“Condenadme, no importa, la Historia me absolverá”. Con esa frase, Fidel Castro cerró su alegato de autodefensa ante el juicio incoado en su contra en 1953 por los asaltos a varios cuarteles militares dirigidos por él el 26 de julio de ese mismo año.
63 años después, el primer efecto de la muerte de Fidel Castro ha sido la inauguración del tan esperado por unos y temido por otros juicio de la historia. Un juicio que no será nada fácil pues en la figura del líder cubano, en sus pensamientos y actos, se concentran las ideas, pasiones, búsquedas y extravíos de varias generaciones. El juicio al que Castro comienza a ser sometido es, pues, también y sobre todo, el juicio a toda una época.

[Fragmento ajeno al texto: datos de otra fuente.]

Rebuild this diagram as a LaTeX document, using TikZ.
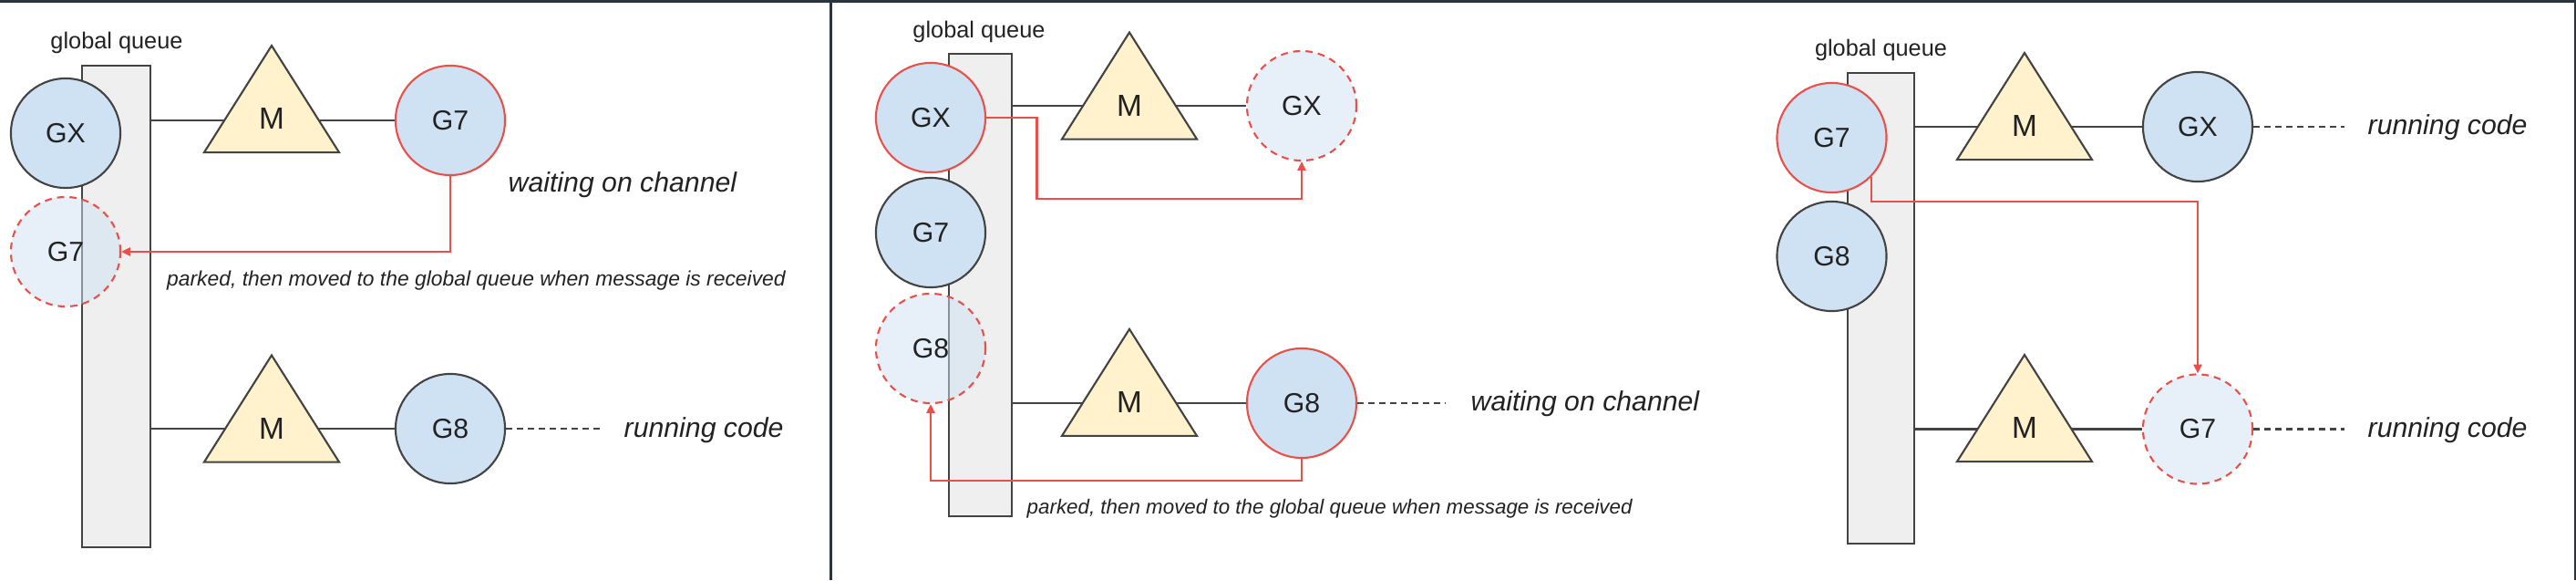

En Latinoamérica, por lo menos tres generaciones de latinoamericanos tendrán que ser parte de ese juicio. Y no sólo como jueces —papel que a estas alturas de la historia puede ser muy cómodo— sino como actores o simples seguidores de las grandes corrientes políticas que se abrieron a partir de la revolución cubana, sea para apoyarla y reproducirla o para combatirla.
Las primeras horas posteriores a la muerte de Castro han sido suficientes para dar una cabal idea de lo que eso significa. Con el mismo apasionamiento con que unos pretenden elevar a Fidel Castro al altar de las divinidades, otros lo condenan sin miramientos y todos esgrimen con firmeza argumentos inspirados en sus respectivas adhesiones ideológicas.

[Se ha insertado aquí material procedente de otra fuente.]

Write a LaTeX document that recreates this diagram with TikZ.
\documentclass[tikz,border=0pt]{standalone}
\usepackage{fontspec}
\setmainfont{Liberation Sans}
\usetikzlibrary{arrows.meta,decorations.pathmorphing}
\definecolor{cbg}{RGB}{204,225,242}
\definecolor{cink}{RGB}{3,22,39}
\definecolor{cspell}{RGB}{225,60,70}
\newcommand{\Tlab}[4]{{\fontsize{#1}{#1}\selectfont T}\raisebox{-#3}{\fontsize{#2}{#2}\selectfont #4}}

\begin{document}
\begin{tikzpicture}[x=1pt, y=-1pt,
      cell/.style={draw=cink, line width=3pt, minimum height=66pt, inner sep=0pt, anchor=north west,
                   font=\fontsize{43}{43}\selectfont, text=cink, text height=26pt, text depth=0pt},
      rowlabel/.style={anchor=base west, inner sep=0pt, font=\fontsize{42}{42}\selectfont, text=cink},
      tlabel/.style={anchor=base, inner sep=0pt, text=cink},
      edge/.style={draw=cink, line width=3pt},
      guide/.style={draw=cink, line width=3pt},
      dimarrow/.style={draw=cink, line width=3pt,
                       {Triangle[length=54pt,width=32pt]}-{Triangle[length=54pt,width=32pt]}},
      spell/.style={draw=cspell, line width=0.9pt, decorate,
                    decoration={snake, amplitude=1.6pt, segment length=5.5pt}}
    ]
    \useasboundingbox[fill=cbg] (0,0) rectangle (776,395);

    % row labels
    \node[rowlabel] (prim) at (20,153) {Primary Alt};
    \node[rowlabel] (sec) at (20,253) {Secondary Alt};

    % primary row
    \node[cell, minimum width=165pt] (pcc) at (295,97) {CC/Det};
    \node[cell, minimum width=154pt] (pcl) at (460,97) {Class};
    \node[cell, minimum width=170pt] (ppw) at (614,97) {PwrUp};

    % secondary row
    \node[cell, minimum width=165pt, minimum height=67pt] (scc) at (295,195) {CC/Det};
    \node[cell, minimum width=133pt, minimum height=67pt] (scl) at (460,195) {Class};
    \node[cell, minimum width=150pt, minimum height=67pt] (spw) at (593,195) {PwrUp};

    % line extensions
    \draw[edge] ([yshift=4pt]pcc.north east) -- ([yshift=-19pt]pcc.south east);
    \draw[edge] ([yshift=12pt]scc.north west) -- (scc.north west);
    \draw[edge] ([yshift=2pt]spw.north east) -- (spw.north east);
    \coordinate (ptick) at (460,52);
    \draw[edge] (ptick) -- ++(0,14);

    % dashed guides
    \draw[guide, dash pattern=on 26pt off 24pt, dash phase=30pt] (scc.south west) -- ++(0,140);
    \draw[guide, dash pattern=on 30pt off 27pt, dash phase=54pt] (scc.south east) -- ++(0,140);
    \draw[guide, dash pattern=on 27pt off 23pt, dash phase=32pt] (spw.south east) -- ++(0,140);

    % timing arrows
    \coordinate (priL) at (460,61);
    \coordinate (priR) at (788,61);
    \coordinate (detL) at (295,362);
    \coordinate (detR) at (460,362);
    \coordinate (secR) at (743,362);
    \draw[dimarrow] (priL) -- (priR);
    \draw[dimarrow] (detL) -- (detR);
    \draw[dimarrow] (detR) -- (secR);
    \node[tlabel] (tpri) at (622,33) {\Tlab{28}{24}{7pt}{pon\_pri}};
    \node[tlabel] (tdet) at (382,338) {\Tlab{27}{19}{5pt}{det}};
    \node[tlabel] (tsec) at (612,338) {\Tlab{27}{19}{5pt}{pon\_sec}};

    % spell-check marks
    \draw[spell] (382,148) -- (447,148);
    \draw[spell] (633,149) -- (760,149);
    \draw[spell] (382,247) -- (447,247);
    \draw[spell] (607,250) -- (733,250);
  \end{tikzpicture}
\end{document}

Por ahora, es poco el espacio que queda abierto para el juicio objetivo. Sin embargo, pasada la inevitable euforia inicial, sin duda se irán abriendo paso los datos fríos de la realidad, aquellos que están por encima de los actos de fe. La realidad económica, política y social que queda como saldo de más de medio siglo de castrismo será, en última instancia, la que defina si Fidel Castro merece o no la absolución de la historia.

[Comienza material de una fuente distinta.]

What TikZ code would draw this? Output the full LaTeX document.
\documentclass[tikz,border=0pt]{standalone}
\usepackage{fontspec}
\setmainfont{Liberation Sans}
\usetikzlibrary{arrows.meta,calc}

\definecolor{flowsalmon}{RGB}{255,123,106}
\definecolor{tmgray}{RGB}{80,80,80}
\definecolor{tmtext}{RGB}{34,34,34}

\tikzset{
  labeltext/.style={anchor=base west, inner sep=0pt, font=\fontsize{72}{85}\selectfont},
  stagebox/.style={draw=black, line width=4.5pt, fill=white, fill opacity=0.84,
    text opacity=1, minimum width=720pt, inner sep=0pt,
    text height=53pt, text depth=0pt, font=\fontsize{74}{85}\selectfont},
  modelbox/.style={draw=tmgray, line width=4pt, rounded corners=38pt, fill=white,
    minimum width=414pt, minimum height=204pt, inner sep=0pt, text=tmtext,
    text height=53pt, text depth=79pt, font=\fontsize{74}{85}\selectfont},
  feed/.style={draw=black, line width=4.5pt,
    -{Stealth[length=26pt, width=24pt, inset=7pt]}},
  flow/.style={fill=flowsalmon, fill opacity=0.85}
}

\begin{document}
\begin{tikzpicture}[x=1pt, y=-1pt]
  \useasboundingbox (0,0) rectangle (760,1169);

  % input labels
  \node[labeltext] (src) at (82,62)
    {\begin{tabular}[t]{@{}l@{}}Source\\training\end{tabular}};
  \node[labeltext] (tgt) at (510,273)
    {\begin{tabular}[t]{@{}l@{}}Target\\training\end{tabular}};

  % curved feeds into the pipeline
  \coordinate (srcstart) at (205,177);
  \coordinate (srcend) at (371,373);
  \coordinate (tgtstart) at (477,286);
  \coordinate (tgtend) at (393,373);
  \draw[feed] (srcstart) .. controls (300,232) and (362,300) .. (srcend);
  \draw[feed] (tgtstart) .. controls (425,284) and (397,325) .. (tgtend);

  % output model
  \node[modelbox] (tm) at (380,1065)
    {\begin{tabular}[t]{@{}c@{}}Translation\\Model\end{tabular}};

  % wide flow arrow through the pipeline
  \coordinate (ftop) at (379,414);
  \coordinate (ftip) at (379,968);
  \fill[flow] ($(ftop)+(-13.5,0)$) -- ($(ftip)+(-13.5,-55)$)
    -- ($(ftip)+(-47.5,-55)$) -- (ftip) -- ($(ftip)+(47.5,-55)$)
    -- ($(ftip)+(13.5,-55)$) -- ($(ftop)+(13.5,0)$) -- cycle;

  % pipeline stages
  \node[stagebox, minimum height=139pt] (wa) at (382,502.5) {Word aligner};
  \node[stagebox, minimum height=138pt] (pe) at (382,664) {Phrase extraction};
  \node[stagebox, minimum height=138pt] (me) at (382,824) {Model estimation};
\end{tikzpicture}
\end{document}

Al ingresar a ese plano, no es difícil constatar que el balance está muy lejos de lo que Castro y sus seguidores esperaban y ofrecían. En lo económico, es tan rotundo el fracaso del socialismo cubano que no hay atenuantes que valgan. En lo político, Cuba queda como el único país latinoamericano sometido a una dictadura militar que para sostenerse requiere como condición indispensable privar a sus súbditos de las más elementales libertades civiles. Y en lo social, si bien ha logrado preservar e incluso mejorar los excelentes niveles de educación y salud que heredó de los tiempos anteriores a la Revolución, lo hizo a costa de sumir a la población cubana en un muy equitativo nivel de carencias y privaciones, del que sólo se libra la élite gobernante.
De cualquier modo, y más allá la talla mundial que alcanzó Fidel Castro, a nadie corresponde más que al pueblo cubano hacer las evaluaciones y emitir su dictamen. Para ello, es indispensable que, como ocurre en todo el mundo, en Cuba también se produzca un fluido intercambio de opiniones, reflexiones, análisis y comentarios sobre la obra del caudillo y su legado. Algo que por lo menos por ahora está prohibido en ese país, lo que es en sí mismo un elocuente testimonio de la pesada carga que hereda.